--- Input for this task ---

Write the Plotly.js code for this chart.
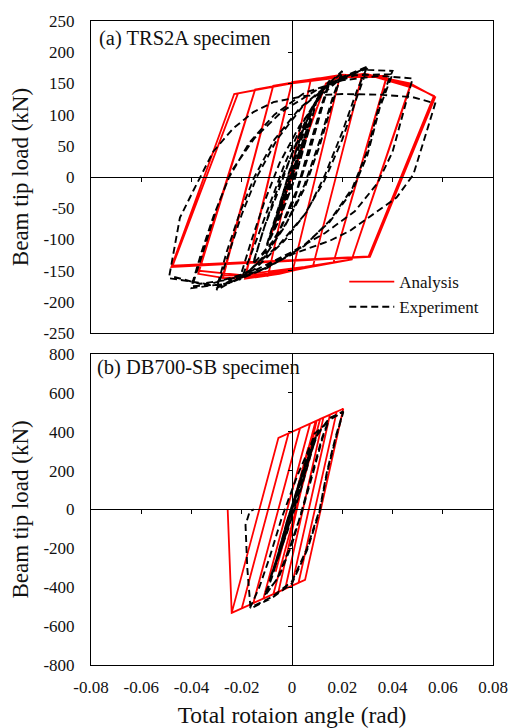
<!DOCTYPE html>
<html><head><meta charset="utf-8">
<script src="https://cdn.plot.ly/plotly-3.0.1.min.js"></script>
<style>html,body{margin:0;padding:0;background:#fff}#chart{width:516px;height:728px}</style>
</head><body><div id="chart"></div>
<script>
// ---- tick labels ----
const xTickVals = [-0.08, -0.06, -0.04, -0.02, 0, 0.02, 0.04, 0.06, 0.08];
const xTickText = ['-0.08', '-0.06', '-0.04', '-0.02', '0', '0.02', '0.04', '0.06', '0.08'];
const xInnerTicks = [-0.06, -0.04, -0.02, 0.02, 0.04, 0.06];
const yTickValsA = [-250, -200, -150, -100, -50, 0, 50, 100, 150, 200, 250];
const yTickTextA = ['-250', '-200', '-150', '-100', '-50', '0', '50', '100', '150', '200', '250'];
const yInnerTicksA = [-200, -150, -100, -50, 50, 100, 150, 200];
const yTickValsB = [-800, -600, -400, -200, 0, 200, 400, 600, 800];
const yTickTextB = ['-800', '-600', '-400', '-200', '0', '200', '400', '600', '800'];
const yInnerTicksB = [-600, -400, -200, 200, 400, 600];
const seriesNames = ['Analysis', 'Experiment'];
const panelLabels = ['(a) TRS2A specimen', '(b) DB700-SB specimen'];

// ---- (a) TRS2A: analysis (rotation rad, load kN) ----
const analysisA = [
 [0,0],[0.006,68],[-0.006,-68],[0.006,68],[-0.006,-68],[0.010,112],[-0.009,-100],[0.010,112],[-0.009,-100],
 [0.0135,150],[0.019,160],[0.0005,-146],[-0.0095,-158],[0.0075,156],[0.019,160],[0.0005,-146],[-0.0095,-158],[0.0075,156],
 [0.028,165],[0.0084,-142],[-0.005,-155],[-0.0187,-163],[0.0,152],[0.028,165],[0.0084,-142],[-0.005,-153],[-0.0187,-160],[0.0,152],
 [0.02,163],[0.0377,162],[0.0165,-137],[-0.01,-158],[-0.0275,-162],[-0.0075,146],[0.02,164],[0.0377,160],[0.0165,-137],[-0.01,-156],[-0.0275,-158],[-0.0075,146],
 [0.01,158],[0.03,165],[0.047,146],[0.0238,-132],[0.005,-146],[-0.025,-163],[-0.0373,-155],[-0.0147,140],[0.01,157],[0.03,164],[0.047,144],[0.0238,-132],[0.005,-144],[-0.02,-157],[-0.0373,-150],[-0.0147,140],
 [0.0,151],[0.02,162],[0.035,160],[0.047,150],[0.057,128],[0.031,-128],[-0.048,-144],[-0.023,133],[0.0,150],[0.02,160],[0.035,160],[0.047,148],[0.0565,130],[0.0305,-127],[-0.0475,-142],[-0.0215,134]
];
// ---- (a) TRS2A: experiment ----
const experimentA = [
 [0,0],[0.003,40],[0.005,62],[0.002,25],[-0.002,-25],[-0.005,-55],[-0.002,-20],[0.002,28],[0.005,62],[0.001,10],[-0.005,-55],
 [-0.001,-5],[0.004,55],[0.0075,95],[0.004,45],[0,-8],[-0.004,-50],[-0.0075,-82],[-0.003,-25],[0.003,40],[0.0075,95],[0.003,35],[-0.0075,-82],
 [-0.004,-40],[0.0,15],[0.005,75],[0.01,125],[0.006,65],[0.001,-5],[-0.005,-65],[-0.01,-108],[-0.005,-45],[0.0,20],[0.005,78],[0.01,126],[0.006,65],[0.0,-15],[-0.005,-68],[-0.01,-110],
 [-0.006,-60],[-0.001,10],[0.005,82],[0.01,125],[0.015,155],[0.012,118],[0.007,50],[0.002,-20],[-0.005,-85],[-0.01,-118],[-0.0155,-138],
 [-0.011,-80],[-0.005,-10],[0.002,55],[0.008,110],[0.015,152],[0.012,112],[0.007,40],[0.001,-35],[-0.006,-95],[-0.0155,-140],
 [-0.011,-80],[-0.005,-18],[0.0,38],[0.006,96],[0.012,140],[0.02,170],[0.016,125],[0.011,58],[0.005,-12],[-0.002,-72],[-0.01,-122],[-0.02,-162],
 [-0.015,-110],[-0.009,-45],[-0.003,20],[0.004,85],[0.012,138],[0.02,168],[0.016,118],[0.011,50],[0.005,-18],[-0.003,-80],[-0.011,-128],[-0.021,-165],
 [-0.016,-100],[-0.011,-40],[-0.005,22],[0.003,82],[0.012,132],[0.02,160],[0.03,177],[0.026,140],[0.02,72],[0.013,2],[0.006,-55],[-0.003,-102],[-0.015,-148],[-0.03,-181],
 [-0.025,-120],[-0.02,-60],[-0.014,0],[-0.006,60],[0.004,112],[0.016,152],[0.03,174],[0.026,130],[0.02,60],[0.013,-5],[0.005,-60],[-0.005,-108],[-0.017,-150],[-0.03,-178],
 [-0.026,-120],[-0.021,-60],[-0.015,0],[-0.007,60],[0.003,110],[0.015,150],[0.028,172],[0.04,170],[0.035,120],[0.03,42],[0.024,-18],[0.015,-70],[0.005,-110],[-0.01,-146],[-0.025,-170],[-0.04,-178],
 [-0.035,-115],[-0.03,-50],[-0.024,10],[-0.015,62],[-0.004,105],[0.01,140],[0.025,163],[0.04,165],[0.035,112],[0.03,35],[0.024,-22],[0.015,-72],[0.004,-112],[-0.012,-148],[-0.027,-172],[-0.04,-175],
 [-0.036,-120],[-0.031,-60],[-0.025,0],[-0.017,55],[-0.007,100],[0.005,135],[0.02,155],[0.035,162],[0.048,158],[0.044,100],[0.04,40],[0.034,-10],[0.025,-55],[0.013,-90],[0.0,-120],[-0.015,-150],[-0.033,-172],[-0.049,-162],
 [-0.0446,-65],[-0.0393,-22],[-0.0366,0],[-0.0313,41],[-0.0234,78],[-0.0154,104],[-0.0074,120],[0.005,130],[0.02,133],[0.035,132],[0.048,128],[0.057,118],
 [0.0536,73],[0.0483,4],[0.0416,-33],[0.0324,-60],[0.0231,-86],[0.0151,-102],[0.0005,-123],[-0.0127,-150],[-0.026,-165],[-0.0366,-171],[-0.047,-160]
];
// ---- (b) DB700-SB: analysis ----
const analysisB = [
 [0,0],[0.004,190],[-0.004,-190],[0.004,190],[-0.004,-190],[0.0065,320],[-0.0065,-320],[0.0065,320],[-0.0065,-320],
 [0.0094,454],[0.0098,456],[-0.0054,-424],[-0.0074,-435],[0.0112,465],[0.0125,472],[-0.0027,-408],[-0.0114,-459],[0.0072,441],
 [0.0151,487],[-0.0001,-393],[-0.0154,-482],[0.0032,418],[0.0178,503],[0.0026,-377],[-0.020,-509],[-0.0014,391],
 [0.0204,518],[0.0052,-362],[-0.024,-532],[-0.0054,368],[0.0204,518],[0.0052,-362],[-0.024,-532],[-0.0256,0]
];
// ---- (b) DB700-SB: experiment ----
const experimentB = [
 [0,0],[0.002,80],[0.0,5],[-0.002,-80],[0.0,0],[0.002,82],[-0.002,-80],
 [0.004,170],[0.001,40],[-0.004,-165],[-0.001,-30],[0.004,172],[-0.004,-168],
 [0.0065,270],[0.002,70],[-0.003,-130],[-0.0065,-270],[-0.002,-60],[0.003,130],[0.0065,272],[0.001,30],[-0.0065,-275],
 [-0.004,-160],[0.0,20],[0.005,220],[0.0095,370],[0.007,270],[0.003,90],[-0.002,-110],[-0.006,-270],[-0.009,-365],
 [-0.006,-250],[-0.002,-60],[0.003,140],[0.0095,372],[0.007,260],[0.003,80],[-0.002,-120],[-0.009,-368],
 [-0.006,-250],[-0.002,-60],[0.003,140],[0.008,330],[0.011,410],[0.0145,455],[0.012,370],[0.008,180],[0.004,0],[0.0,-180],[-0.005,-340],[-0.0105,-440],
 [-0.008,-350],[-0.004,-170],[0.0,20],[0.005,230],[0.009,390],[0.0145,452],[0.012,360],[0.008,170],[0.004,-10],[-0.001,-200],[-0.006,-360],[-0.011,-442],
 [-0.008,-350],[-0.004,-180],[0.0,0],[0.005,200],[0.01,380],[0.015,470],[0.0204,504],[0.0175,380],[0.014,200],[0.011,0],[0.006,-200],[0.0,-370],[-0.008,-450],[-0.0167,-506],
 [-0.013,-400],[-0.009,-250],[-0.004,-40],[0.002,170],[0.008,350],[0.014,455],[0.0204,500],[0.0175,370],[0.014,190],[0.011,-10],[0.006,-210],[0.0,-380],[-0.008,-455],[-0.0165,-510],
 [-0.0178,-300],[-0.0185,-80],[-0.0168,-10],[-0.0152,0]
];

const xs = a => a.map(p => p[0]);
const ys = a => a.map(p => p[1]);
const RED = {color: '#ff0000', width: 1.8};
const BLK = {color: '#000000', width: 1.9, dash: '7px,4px'};

const data = [
  {type: 'scatter', mode: 'lines', name: seriesNames[0], x: xs(analysisA), y: ys(analysisA), xaxis: 'x', yaxis: 'y', line: RED, hoverinfo: 'skip'},
  {type: 'scatter', mode: 'lines', name: seriesNames[1], x: xs(experimentA), y: ys(experimentA), xaxis: 'x3', yaxis: 'y3', line: BLK, hoverinfo: 'skip'},
  {type: 'scatter', mode: 'lines', name: seriesNames[0], x: xs(analysisB), y: ys(analysisB), xaxis: 'x2', yaxis: 'y2', line: RED, showlegend: false, hoverinfo: 'skip'},
  {type: 'scatter', mode: 'lines', name: seriesNames[1], x: xs(experimentB), y: ys(experimentB), xaxis: 'x4', yaxis: 'y4', line: BLK, showlegend: false, hoverinfo: 'skip'}
];

const FONT = 'Liberation Serif, Times New Roman, Times, serif';
const frame = {showline: true, linecolor: '#000', linewidth: 1, mirror: true, ticks: '', showgrid: false, zeroline: false, fixedrange: true};
const inner = {anchor: 'free', showline: true, linecolor: '#000', linewidth: 1, ticks: 'outside', ticklen: 4, tickwidth: 1, tickcolor: '#000',
  tickmode: 'array', showticklabels: false, showgrid: false, zeroline: false, fixedrange: true};
const topDom = [0.5154, 1], botDom = [0, 0.4831];

const layout = {
  width: 516, height: 728,
  margin: {l: 91, r: 23, t: 15, b: 63},
  paper_bgcolor: '#fff', plot_bgcolor: '#fff',
  font: {family: FONT, size: 17, color: '#111'},
  showlegend: true,
  legend: {x: 0.63, y: 0.6225, xanchor: 'left', yanchor: 'top', bgcolor: 'rgba(0,0,0,0)', borderwidth: 0,
           font: {family: FONT, size: 17, color: '#111'}, tracegroupgap: 0, itemwidth: 45},
  xaxis: Object.assign({}, frame, {domain: [0, 1], anchor: 'y', range: [-0.08, 0.08], showticklabels: false}),
  yaxis: Object.assign({}, frame, {domain: topDom, anchor: 'x', range: [-250, 250], tickmode: 'array',
          tickvals: yTickValsA, ticktext: yTickTextA, ticklabelstandoff: 12,
          title: {text: 'Beam tip load (kN)', font: {family: FONT, size: 23}, standoff: 8}, automargin: true}),
  xaxis3: Object.assign({}, inner, {overlaying: 'x', position: (topDom[0] + topDom[1]) / 2, range: [-0.08, 0.08], tickvals: xInnerTicks}),
  yaxis3: Object.assign({}, inner, {overlaying: 'y', position: 0.5, range: [-250, 250], tickvals: yInnerTicksA}),
  xaxis2: Object.assign({}, frame, {domain: [0, 1], anchor: 'y2', range: [-0.08, 0.08], tickmode: 'array',
          tickvals: xTickVals, ticktext: xTickText, ticklabelstandoff: 7,
          title: {text: 'Total rotaion angle (rad)', font: {family: FONT, size: 23.5}}, automargin: false}),
  yaxis2: Object.assign({}, frame, {domain: botDom, anchor: 'x2', range: [-800, 800], tickmode: 'array',
          tickvals: yTickValsB, ticktext: yTickTextB, ticklabelstandoff: 12,
          title: {text: 'Beam tip load (kN)', font: {family: FONT, size: 23}, standoff: 8}, automargin: true}),
  xaxis4: Object.assign({}, inner, {overlaying: 'x2', position: (botDom[0] + botDom[1]) / 2, range: [-0.08, 0.08], tickvals: xInnerTicks}),
  yaxis4: Object.assign({}, inner, {overlaying: 'y2', position: 0.5, range: [-800, 800], tickvals: yInnerTicksB}),
  annotations: [
    {text: panelLabels[0], xref: 'paper', yref: 'paper', x: 0.015, y: 0.9723, xanchor: 'left', yanchor: 'middle', showarrow: false, font: {family: FONT, size: 20.5}},
    {text: panelLabels[1], xref: 'paper', yref: 'paper', x: 0.01, y: 0.4615, xanchor: 'left', yanchor: 'middle', showarrow: false, font: {family: FONT, size: 20.5}}
  ]
};

Plotly.newPlot('chart', data, layout, {displayModeBar: false, staticPlot: true});
</script>
</body></html>
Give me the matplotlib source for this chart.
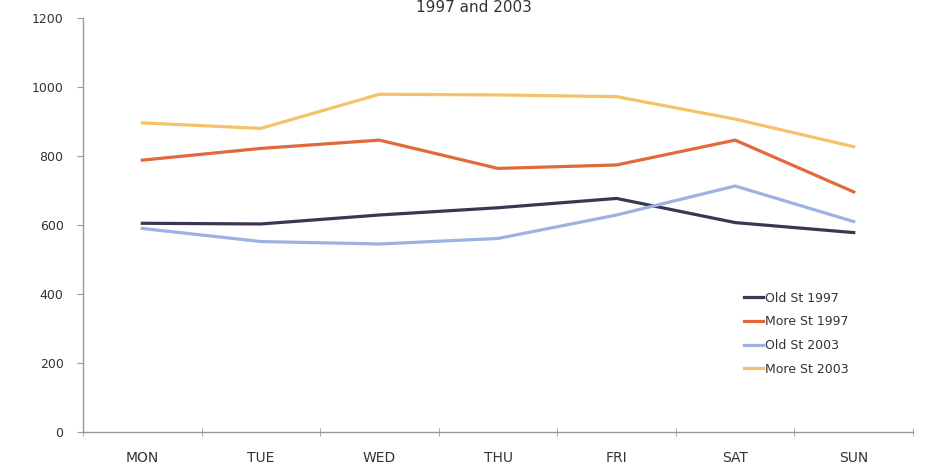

---

_Problem requirements:_ From the records above, report the count of lines containing "chart" and nothing more.

_Problem solution:_ 5